I walked down the stairs with a gut full of whiskey to see St. Martin standing behind the till. His eyes shot up, How was it then? The light still shined in my eyes, Christmas lights dangling from the upper room ceiling, stuck with staples some places too few. The bottles lined the counter, emptying around the same speed. Jack Daniels wishes you a Happy Holidays, plastered on the side of cabs, a premonition, a neglected warning firing down painted blocks across from the buses I caught each morning. Morning buses ran all hours but I always caught them in my early mornings waking from sleep, no matter what time it really was. How could I answer him, innocent look of concern draped along his face? The browns of his shoes pointing up to Heaven. He saw my legs twitch on the dance floor, two drinks in my hand, trying to get rid of the first one. He saw me sitting on plastic, Katherine, newly chopped and died to taunt me, her legs tucked back behind the couch as I slurred on story after story. He hurried me over water in little plastic cup that I mistook for a shot and took in a gulp.
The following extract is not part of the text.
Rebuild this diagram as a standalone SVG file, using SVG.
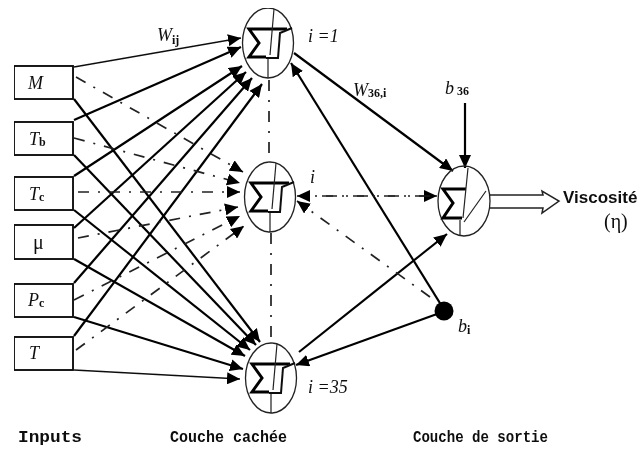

He asked if I needed another. He witness countless one sided conversations with girls, too shy to speak to during the daylight, dolled up for holiday game and gift exchanges. I drew Katherine's name on accident but I stripped it from all sentimentality, card and wrapping clogged up the toilet, but she left before I could get it in her hands. Allison's drew me and handed over cowboy notes, for me to scribble in. I left both gifts behind me where St. Martin stood now, with no judgment on his face, hand pledged on top of my notebook and asked me for the truth as he handed it over to me. I pushed it away. She took my badge, she took my gun. I'm a civilian now.

I loaded the bus after Allison's, not worried with whether it was mine or if mine would come at all. I invited the grime, covering me in the warm seat and refused to look out my window. The bus rattled and shook with each turn, looking in no particular hurry to get me anywhere. After staring at the seat in front of me, I looked out into a London I didn’t recognize; open plots of land, not big enough for shops, more and more as the stops went by. The lights from the city got darker but the moon turned a black sky blue, as if I had entered the countryside, thatch cottages just out of sight. The bus stopped much longer than what my body found normal after all of my motion. To the right laid a dusty road, flats lining them just beyond the street lamps and unkempt lawns just in front of me. I could hear the steps making their way up the stairs before I saw him. Greys of his hairs and his whiskers brushed from the utensils he kept in his back pocket. Alright now, this is the end of my line. Another bus will be along to take you the other way. At first stern, ‘til he saw my torn hands and told me to stay, soon I’ll be headed back into town. I curled up, my hood shielding me from the chill from the window, but kept my eyes open for anything I recognized. I spotted the lions in Trafalgar and stumbled from my seat. The sun wasn’t lighting, just greying the sky, still dark enough for someone to get lost in the landscape. I passed shining windows, chipped with ice, coffee not yet made, the machines sitting idle. I sat on the steps watching for anything, a phantom cab, or, imagine: a soul walking towards me.

Monday, March 3, 2008

Five Lines Make Fences

I counted the waves one at a time, sometimes two when I could separate my glances. I numbered the pages through twenty, four lines made the posts but the fifth made fences. Sand scattered the pages, stuck to the binding, and I wished for waves to reach me. Just enough to get the hair of my legs to point in the same direction; first up, the pulled out into the ocean. I would hold my notes over my head and shake the sand from them.